We’re More Than the Sum of Our Pixels
As with other recent works We’re More Than The Sum Of Our Pixels examine our relationships with the internet and the boundaries between the digital and physical worlds.
We’re More Than The Sum Of Our Pixels uses the internet as a source from which to reflect on death and identity within our digitally interconnected society. The photographs upon which these works are based are pictures of people who have been reported to have died. They have been sourced from the public domain; web pages, blogs, and social media channels, which act as digital shrines to the individual.
Death provides a chance for us to pause and reflect, and an untimely death offers an opportunity for the media to play a significant role in a memorialising process that reassesses the life of the individual by highlighting features that have contributed to the construction of their image over time.
The internet offers a space in which death is particularly visible, though more often than not it is depersonalised as death threatens our identity; the abject body loses its form and integrity… it disturbs identity, system, order.
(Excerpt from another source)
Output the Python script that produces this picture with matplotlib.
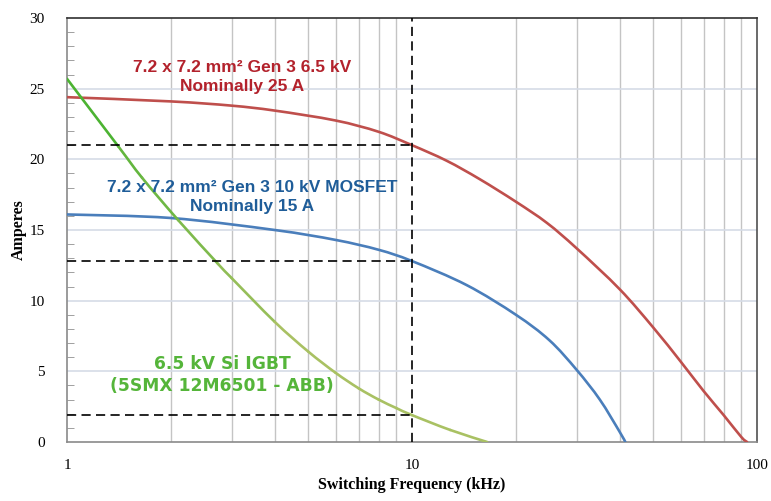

Individuals who are reported to have died are ’embalmed’ by the media through text and image in an attempt to restore recognisable individual characteristics and mask over any abject connotations. The reality of the dead body remains invisible.
We’re More Than The Sum Of Our Pixels challenges this ’embalming’ process that displaces the authentic face of death in favour of a recognisable visage that assumes characteristics of the immortal. Is death beyond the limits of coding and culture?